Sea trade has been practised in India since ancient times. Transport by waterways is the most fuel-efficient, cost-effective and environment-friendly way to carry heavy goods from one place to another.
Large rivers and backwaters provide around 14,500 kilometres of inland waterways in India where, only 3,700 kilometres of these are accessible to mechanised boats.
Inland waterways in India are provided by the rivers Ganga, Brahmputra, Godavari, Krishna, Brahmani, Barak, canals like the East-West canal, West Coast canal, Buckingham canal, Damodar Valley Corporation canal and the Sunderbans area.
National waterway number 1 on the Ganga connects Allahabad in Uttar Pradesh to Haldia in West Bengal covering a distance of 1,620 kilometres. National waterway number 2 on the Brahmaputra connects Sadiya in Arunachal Pradesh to Dhubri in Assam covering a distance of 891 kilometres. National waterway number 3 on the West Coast canal in Kerala connects Kottapurma in the north to Ashtamudi Kayal in the south, covering a distance of 205 kilometres.
The major international trade from India is carried out from its ports that allow docking facilities for large vessels. India has a long coastline of around 7,516 kilometres along which lie 12 major and 181 medium and small ports.
Around 95% of India’s international trade is carried out from these 12 major ports which are:
- The Kandla Port in the Gulf of Kutch handles exports and imports for the fertile plains and industrial belts spread over Jammu and Kashmir, Punjab, Haryana, Himachal Pradesh, Rajasthan and Gujarat.
- The Mumbai Port is the largest port in India.
- The Jawaharlal Nehru Port at Navi Mumbai was constructed to decongest traffic at the old Mumbai port.
- The Mormugao Port in Goa handles around 50% of the total iron ore exports from India.
- The New Mangalore Port in Karnataka handles excellent quality iron ore from the Kudermukh mines.
- The Kochi Port is a natural harbor and the last port on the south-west coast.
- The Tuticorin Port in Tamil Nadu handles cargo bound for India as well as our neighbouring countries like Sri Lanka and the Maldives.
- The Chennai Port which is one of the oldest artificial ports in India, and second only to Mumbai in terms of volume of trade and cargo handled.
- The Vishakhapatnam Port is the country’s deepest, most protected landlocked port.
- The Paradip Port in Orissa is the main centre for the export of iron ore.
- The Haldia Port was developed to decongest the Kolkata Port.
- The tidal port of Kolkata has a rich Ganga-Brahmaputra hinterland and is an inland port services by the river Hooghly.
Air travel is the quickest and one of the most comfortable means of transport. The main advantage of using airways is that it can easily cross all kinds of terrain - from mountains, deserts, rainforests and wetlands to oceans. Nationalised air transport in India began in 1953 with the launch of Air India and Indian Airlines. Air India operates international flights from India.

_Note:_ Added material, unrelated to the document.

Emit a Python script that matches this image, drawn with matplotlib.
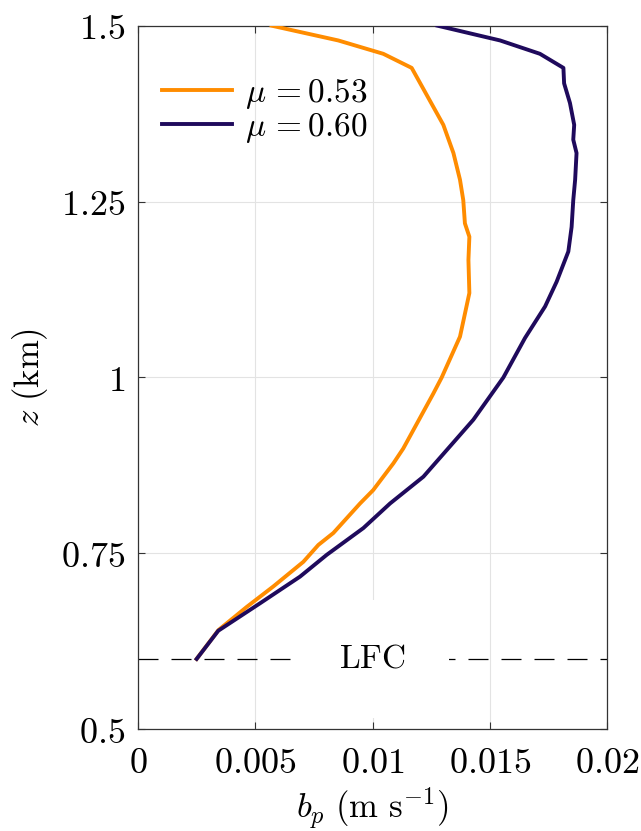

Indian Airlines and its fully owned subsidiary Alliance Air operate domestic flights in India. Indian Airlines operates international flights to some countries in south-east Asia, south Asia and the Middle East. A lot of private airlines operate domestic flights in India.
Helicopter is another means of air travel that does not require long runways to take off or land, unlike airplanes. This form of air transport is especially useful in the north-eastern parts of India where densely forested mountains crisscrossed by rivers make it difficult to construct roads and railways. Pawan Hans Helicopter Company Limited provides helicopter services to government enterprises like ONGC and passenger services in mountainous area that are difficult to access.
Air travel is still very expensive in India and out of the reach of a large part of the population. Air transport is especially useful in the north-eastern parts of India where special arrangements have been made to make air travel services available to the common people.